In particolare fra i giovani, purtroppo, la violenza è una costante, per cui si assiste inermi ad una serie di episodi che inquietano non poco.
Possono dei giovani, a volte perfino di buona famiglia, creare una violenza sistematica, che è il peggiore nemico della società e del vivere insieme?
La scuola, gli enti preposti all’educazione, la Chiesa, le organizzazioni associative sono, molto spesso, impegnate sul fronte della prevenzione, ma non sempre i risultati sono all’altezza dell’impegno di coloro che, ogni giorno, tentano di educare i giovani al rispetto del proprio simile e del diverso.
Forse, la famiglia, come prima ed essenziale cellula della società, ha sbagliato negli ultimi decenni ad essere troppo clemente verso i propri pargoletti?
Peraltro, la violenza di questi ultimi anni presenta un’ulteriore aggravante rispetto a quella di qualche decennio fa.
Negli anni ’70, in particolare, essa era giustificata da una matrice di natura politica, per cui le ideologie erano un alibi molto potente dietro al quale si nascondevano i conati violenti della generazione di adolescenti di allora.
Oggi, invece, cadute le ideologie, la violenza non ha più alibi e, come nel caso dell’ultimo episodio della morte del clochard africano, essa nasce dalla banalità, dall’ignoranza e dal sadismo puro.
Non è un caso se torna, ciclicamente, nella storia degli uomini il concetto di banalità.
Si sa bene che i gerarchi nazisti, dopo l’apertura dei campi di concentramento e l’inizio del processo di Norimberga, dovendo giustificare i fatti criminali avvenuti in quei luoghi, semplicemente dichiaravano che eseguivano degli ordini superiori, ai quali non potevano sottrarsi, come se l’uccisione di un uomo innocente possa rispondere ad una mera logica di esecuzione di comandi da parte di entità e poteri superiori.

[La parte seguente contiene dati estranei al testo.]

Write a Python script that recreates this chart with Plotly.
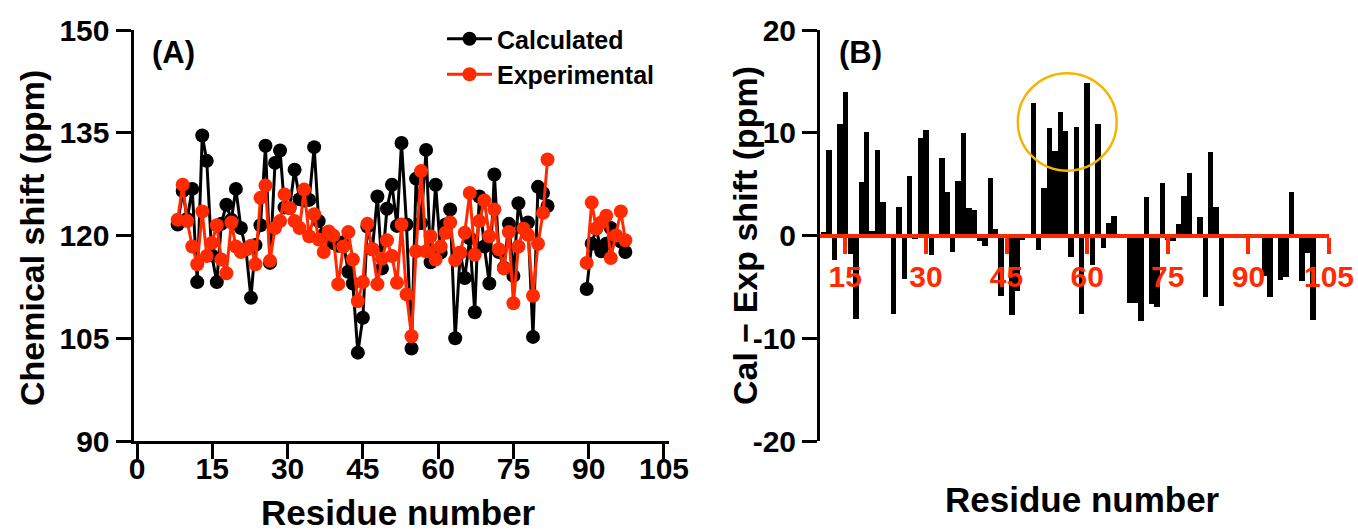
import plotly.graph_objects as go

# ---------------- Panel A data (positions as plotted against the panel A axis) ----------------
residue_a = [8.1, 9.1, 10.0, 11.0, 12.0, 13.0, 13.9, 14.9, 15.9, 16.8, 17.8, 18.8, 19.7, 20.7,
             21.7, 22.7, 23.6, 24.6, 25.6, 26.5, 27.5, 28.5, 29.4, 30.4, 31.4, 32.4, 33.3, 34.3,
             35.3, 36.2, 37.2, 38.2, 39.1, 40.1, 41.1, 42.1, 43.0, 44.0, 45.0, 45.9, 46.9, 47.9,
             48.8, 49.8, 50.8, 51.8, 52.7, 53.7, 54.7, 55.6, 56.6, 57.6, 58.5, 59.5, 60.5, 61.5,
             62.4, 63.4, 64.4, 65.3, 66.3, 67.3, 68.2, 69.2, 70.2, 71.2, 72.1, 73.1, 74.1, 75.0,
             76.0, 77.0, 77.9, 78.9, 79.9, 80.9, 81.8,
             85.0,
             89.6, 90.6, 91.5, 92.5, 93.5, 94.4, 95.4, 96.4, 97.3]

calculated = [121.6, 126.5, 122.4, 126.8, 113.2, 134.6, 130.9, 117.1, 113.2, 121.7, 124.5, 122.3,
              126.8, 121.1, 118.0, 110.9, 118.6, 121.5, 133.1, 116.0, 130.6, 132.4, 124.1, 124.0,
              129.6, 125.3, 125.1, 125.2, 132.9, 122.1, 120.1, 120.0, 118.9, 118.5, 119.0, 114.7,
              113.0, 102.9, 108.0, 121.3, 118.0, 125.7, 115.2, 123.9, 127.4, 121.4, 133.5, 121.6,
              103.5, 128.3, 121.8, 132.5, 116.1, 127.4, 117.5, 121.6, 123.8, 105.0, 117.5, 113.8,
              119.6, 108.8, 125.7, 118.4, 113.0, 128.9, 117.6, 115.3, 121.7, 114.1, 124.7, 121.0,
              121.9, 105.2, 127.1, 126.2, 124.3,
              None,
              112.2, 118.8, 121.0, 117.7, 118.8, 121.1, 120.0, 119.1, 117.6]

experimental = [122.3, 127.4, 122.1, 118.4, 115.8, 123.5, 117.0, 118.9, 121.5, 116.5, 114.5, 121.9,
                118.4, 117.6, 118.0, 118.5, 115.8, 125.5, 127.3, 116.3, 121.1, 122.1, 126.0, 124.0,
                122.1, 121.1, 126.7, 119.9, 123.1, 119.4, 117.6, 120.6, 120.0, 112.9, 118.4, 120.5,
                116.5, 110.4, 113.2, 121.7, 118.0, 112.9, 116.6, 119.3, 117.0, 113.1, 121.6, 111.4,
                105.3, 117.7, 129.4, 117.7, 119.9, 116.5, 118.4, 120.4, 121.9, 116.4, 117.5, 120.4,
                126.2, 117.2, 122.1, 125.1, 119.9, 123.8, 118.0, 115.2, 120.5, 110.1, 118.4, 121.0,
                120.1, 111.2, 118.8, 123.3, 131.1,
                None,
                116.0, 124.8, 121.0, 121.9, 122.9, 116.7, 120.0, 123.5, 119.3]

a_xticks = [0, 15, 30, 45, 60, 75, 90, 105]
a_yticks = [90, 105, 120, 135, 150]

# ---------------- Panel B data ----------------
residue_b = list(range(11, 86)) + list(range(93, 103))
diff_b = [0.3, 8.3, -2.4, 10.9, 14.0, -1.8, -8.1, 5.2, 10.1, 0.4, 8.3, 3.3, 0.0, -7.6, 2.8,
          -4.2, 5.8, -0.3, 9.5, 10.3, -1.9, 0.0, 7.5, 4.2, -1.6, 5.3, 10.0, 2.7, 2.5, -0.5,
          -1.0, 5.6, 0.6, -5.9, 0.0, -7.7, -5.4, -0.4, 0.0, 12.9, -1.4, 4.6, 10.5, 8.2, 12.0,
          10.2, -2.1, 10.6, -7.6, 14.8, -2.9, 10.9, -1.2, 1.2, 1.85, 0.0, 0.0, -6.6, -6.6, -8.3,
          3.7, -6.7, -7.0, 5.1, -0.4, -0.5, 1.1, 3.8, 6.1, 0.0, 1.8, -6.0, 8.1, 2.8, -6.9,
          -3.9, -6.0, 0.0, -4.3, -4.0, 4.2, 0.0, -4.4, -1.7, -8.2]

b_xticks = [15, 30, 45, 60, 75, 90, 105]
b_yticks = [-20, -10, 0, 10, 20]
b_yticktext = ["-20", "-10", "0", "10", "20"]

W, H = 1358, 531
FONT = "Liberation Sans, Arial, sans-serif"
RED = "#ff2a00"


def px(x):
    return x / W


def py(y):
    return 1 - y / H


fig = go.Figure()
fig.add_trace(go.Scatter(x=residue_a, y=calculated, mode="lines+markers", name="Calculated",
                         line=dict(color="black", width=3), marker=dict(color="black", size=14),
                         connectgaps=False, xaxis="x", yaxis="y"))
fig.add_trace(go.Scatter(x=residue_a, y=experimental, mode="lines+markers", name="Experimental",
                         line=dict(color=RED, width=3), marker=dict(color=RED, size=14),
                         connectgaps=False, xaxis="x", yaxis="y"))
fig.add_trace(go.Bar(x=residue_b, y=diff_b, width=1, marker=dict(color="black", line=dict(width=0)),
                     showlegend=False, xaxis="x2", yaxis="y2"))

tickfont = dict(family=FONT, size=30, color="black", weight="bold")
axis_common = dict(showgrid=False, zeroline=False, showline=True, linewidth=3, linecolor="black",
                   ticks="outside", ticklen=15, tickwidth=3, tickcolor="black", tickfont=tickfont)

fig.update_layout(
    width=W, height=H, autosize=False,
    margin=dict(l=0, r=0, t=0, b=0, pad=0, autoexpand=False),
    paper_bgcolor="white", plot_bgcolor="white",
    bargap=0,
    xaxis=dict(domain=[px(133.5), px(669)], range=[-0.7, 106], tickvals=a_xticks, anchor="y",
               ticklabelstandoff=-16, **axis_common),
    yaxis=dict(domain=[py(441), py(30)], range=[90, 150], tickvals=a_yticks, anchor="x",
               **axis_common),
    xaxis2=dict(domain=[px(820), px(1329)], range=[10.3, 105], tickvals=b_xticks, anchor="free",
                position=py(235.5), showgrid=False, zeroline=False, showline=True, linewidth=4,
                linecolor=RED, ticks="outside", ticklen=16, tickwidth=4, tickcolor=RED,
                tickfont=dict(family=FONT, size=30, color=RED, weight="bold"),
                ticklabelstandoff=-3),
    yaxis2=dict(domain=[py(441), py(30)], range=[-20, 20], tickvals=b_yticks,
                ticktext=b_yticktext, anchor="x2", **axis_common),
    legend=dict(x=px(442), y=py(16), xanchor="left", yanchor="top", bgcolor="rgba(0,0,0,0)",
                font=dict(family=FONT, size=25, color="black", weight="bold"),
                itemwidth=45, tracegroupgap=0),
    showlegend=True,
)

annots = [
    dict(text="Chemical shift (ppm)", x=px(32), y=py(238), textangle=-90, size=34),
    dict(text="Residue number", x=px(398), y=py(512), textangle=0, size=35),
    dict(text="Cal \u2212 Exp shift (ppm)", x=px(745), y=py(236), textangle=-90, size=34),
    dict(text="Residue number", x=px(1082), y=py(500), textangle=0, size=35),
    dict(text="(A)", x=px(173), y=py(52), textangle=0, size=31),
    dict(text="(B)", x=px(860), y=py(52), textangle=0, size=31),
]
for a in annots:
    fig.add_annotation(text=a["text"], x=a["x"], y=a["y"], xref="paper", yref="paper",
                       xanchor="center", yanchor="middle", showarrow=False, textangle=a["textangle"],
                       font=dict(family=FONT, size=a["size"], color="black", weight="bold"))

fig.add_shape(type="circle", xref="x2", yref="y2", x0=47.1, x1=65.5, y0=6.3, y1=15.8,
              line=dict(color="#f5b400", width=2.5), layer="above")

fig.write_html("out.html", config={"displayModeBar": False},
               post_script="document.body.style.margin='0px';document.body.style.overflow='hidden';")
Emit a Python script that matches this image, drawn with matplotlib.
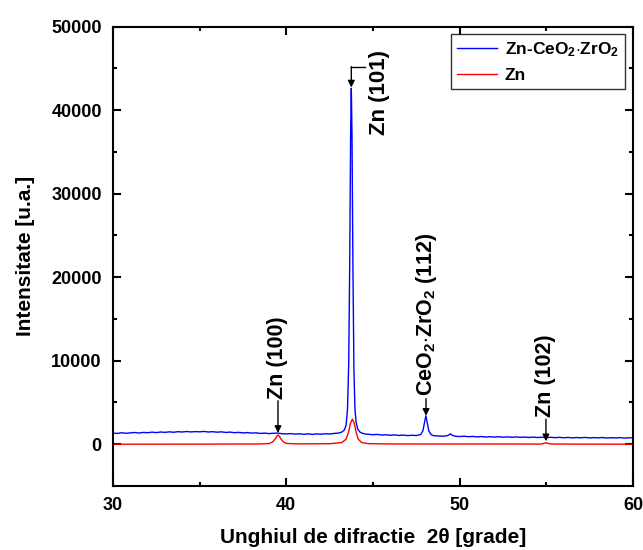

La filosofa Arendt, opportunamente, inventò la categoria della “banalità”, che molto bene descrive il comportamento di chi si sentiva deresponsabilizzato rispetto ai crimini commessi, semplicemente in ossequio ad una dinamica di tipo gerarchico-esecutivo.
Ben più “banale”, quindi, appare la logica dei comportamenti degli adolescenti violenti di oggi, che rispondono al comando non di superiori gerarchici, ma della propria “non-coscienza”, quella che detta loro comportamenti rispetto ai quali nessun freno inibitore è in grado di imporre uno stop provvidenziale o un’inversione di tendenza.
Sono i nostri figli, i nostri amici, i nostri alunni quelli che possono cadere in simili vortici: li possiamo salvare, prima che sia troppo tardi per l’intera società o, forse, dovremo celebrare un nuovo processo di Norimberga contro tutti gli educatori che, purtroppo, hanno fallito miseramente la loro missione?